→ **Exercise requirements**
From the entries below, copy every line that holds the word "Apache".

(Records with drawing code)
------------------------------

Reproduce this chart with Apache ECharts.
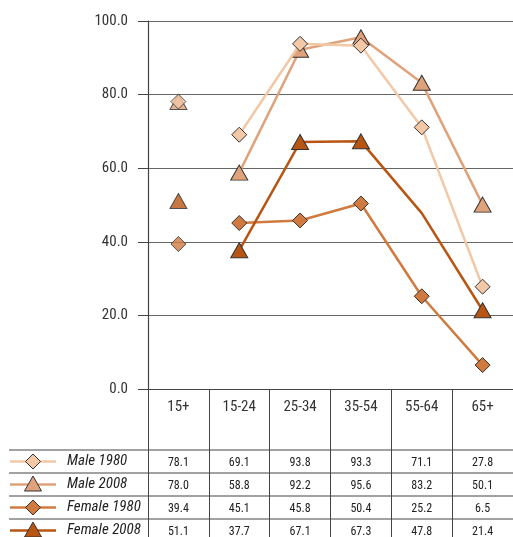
<!DOCTYPE html>
<html><head><meta charset="utf-8">
<script src="https://cdn.jsdelivr.net/npm/echarts@6/dist/echarts.min.js"></script>
<style>html,body{margin:0;padding:0;background:#fff}#c{width:513px;height:537px}</style>
</head><body><div id="c"></div>
<script>
var categories = ['15+', '15-24', '25-34', '35-54', '55-64', '65+'];
var seriesNames = ['Male 1980', 'Male 2008', 'Female 1980', 'Female 2008'];
var male1980 = [78.1, 69.1, 93.8, 93.3, 71.1, 27.8];
var male2008 = [78.0, 58.8, 92.2, 95.6, 83.2, 50.1];
var female1980 = [39.4, 45.1, 45.8, 50.4, 25.2, 6.5];
var female2008 = [51.1, 37.7, 67.1, 67.3, 47.8, 21.4];
var yTicks = [0, 20, 40, 60, 80, 100];

var allData = [male1980, male2008, female1980, female2008];
var colors = ['#f2c8a6', '#dfa27a', '#d17a40', '#b95513'];
var symbols = ['diamond', 'triangle', 'diamond', 'triangle'];
var sizes = [15, [17, 15], 15, [17, 15]];
var hidden = {3: [4]}; // marker not shown in reference
var FONT = '"Roboto Condensed", "Liberation Sans Narrow", sans-serif';

var chart = echarts.init(document.getElementById('c'));
var series = [];
var zs = [4, 3, 5, 6];
allData.forEach(function (arr, s) {
  var lineData = arr.map(function (v, i) {
    if (i === 0) return '-';
    if (hidden[s] && hidden[s].indexOf(i) >= 0) return {value: v, symbol: 'none'};
    return v;
  });
  series.push({
    type: 'line', name: seriesNames[s], data: lineData, z: zs[s],
    symbol: symbols[s], symbolSize: sizes[s], showAllSymbol: true,
    lineStyle: {color: colors[s], width: 2.5},
    itemStyle: {color: colors[s], borderColor: '#333', borderWidth: 1},
    emphasis: {disabled: true}, animation: false
  });
  series.push({
    type: 'scatter', name: seriesNames[s] + ' 15+', z: zs[s],
    data: arr.map(function (v, i) { return i === 0 ? v : '-'; }),
    symbol: symbols[s], symbolSize: sizes[s],
    itemStyle: {color: colors[s], borderColor: '#333', borderWidth: 1},
    emphasis: {disabled: true}, animation: false
  });
});

chart.setOption({
  animation: false,
  grid: {left: 148, right: 0, top: 21, bottom: 148},
  xAxis: {
    type: 'category', data: categories, boundaryGap: true,
    axisLine: {show: true, lineStyle: {color: '#444', width: 1}},
    axisTick: {show: true, length: 148, lineStyle: {color: '#444', width: 1}},
    axisLabel: {color: '#333', fontFamily: FONT, fontSize: 15, margin: 11}
  },
  yAxis: {
    type: 'value', min: yTicks[0], max: yTicks[yTicks.length - 1], interval: 20,
    axisLine: {show: true, lineStyle: {color: '#444', width: 1.2}},
    axisTick: {show: true, length: 10, lineStyle: {color: '#444'}},
    splitLine: {show: true, lineStyle: {color: '#666', width: 1}},
    axisLabel: {color: '#333', fontFamily: FONT, fontSize: 15, margin: 20,
      formatter: function (v) { return v.toFixed(1); }}
  },
  series: series
});

// Data table
var rowTop = 450, rowH = 23;
var g = [];
for (var r = 0; r < 4; r++) {
  var y0 = rowTop + r * rowH;
  g.push({type: 'line', shape: {x1: 9, y1: y0, x2: 513, y2: y0},
    style: {stroke: '#444', lineWidth: 1}});
  var cy = y0 + rowH / 2;
  g.push({type: 'line', z: 10, shape: {x1: 10, y1: cy, x2: 56, y2: cy},
    style: {stroke: colors[r], lineWidth: 2.5}});
  g.push({type: 'text', z: 10, x: 67, y: cy,
    style: {text: seriesNames[r], fill: '#222', font: 'italic 15px ' + FONT, textVerticalAlign: 'middle', textAlign: 'left'}});
  for (var i = 0; i < categories.length; i++) {
    var px = chart.convertToPixel({xAxisIndex: 0}, i);
    g.push({type: 'text', z: 10, x: px, y: cy + 1,
      style: {text: allData[r][i].toFixed(1), fill: '#222', font: '12px ' + FONT, textAlign: 'center', textVerticalAlign: 'middle'}});
  }
}

// legend markers
for (var r2 = 0; r2 < 4; r2++) {
  var cy2 = rowTop + r2 * rowH + rowH / 2;
  var sz = sizes[r2];
  var w = Array.isArray(sz) ? sz[0] : sz, h = Array.isArray(sz) ? sz[1] : sz;
  var pts = symbols[r2] === 'diamond'
    ? [[33, cy2 - h/2], [33 + w/2, cy2], [33, cy2 + h/2], [33 - w/2, cy2]]
    : [[33, cy2 - h/2 - 1], [33 + w/2, cy2 + h/2 - 1], [33 - w/2, cy2 + h/2 - 1]];
  g.push({type: 'polygon', z: 11, shape: {points: pts},
    style: {fill: colors[r2], stroke: '#333', lineWidth: 1}});
}
chart.setOption({graphic: g});
</script></body></html>
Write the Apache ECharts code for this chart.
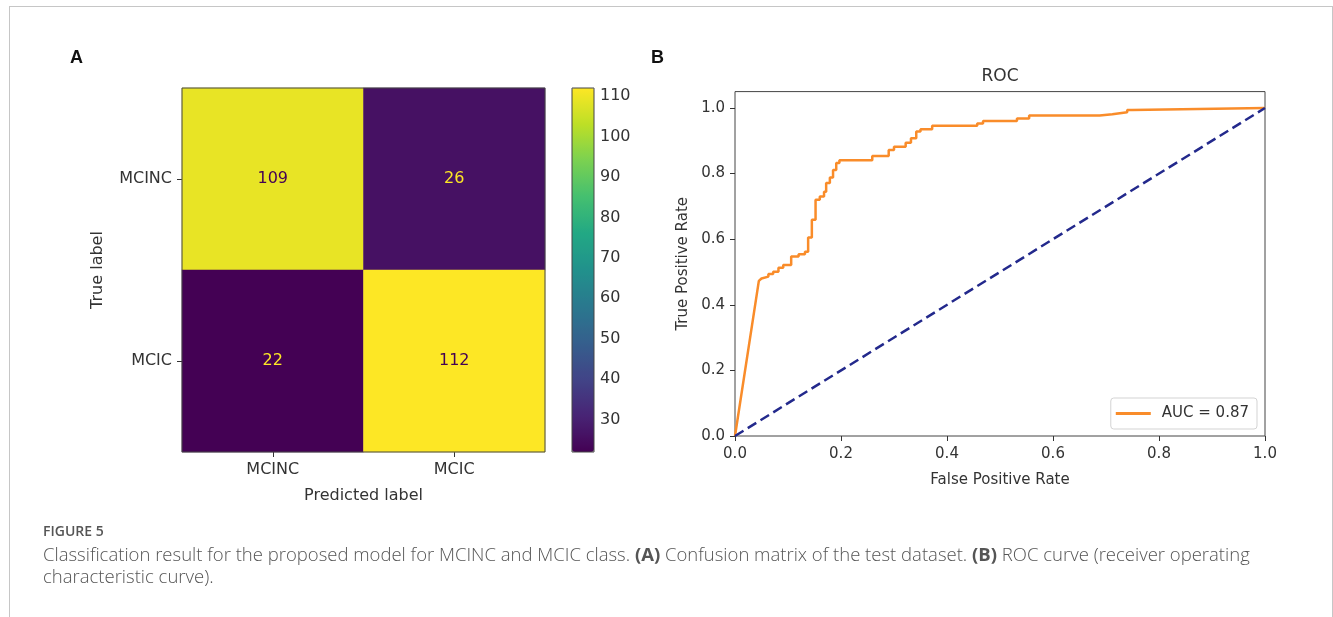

------------------------------

→ **Answer to this exercise**
Reproduce this chart with Apache ECharts.
Write the Apache ECharts code for this chart.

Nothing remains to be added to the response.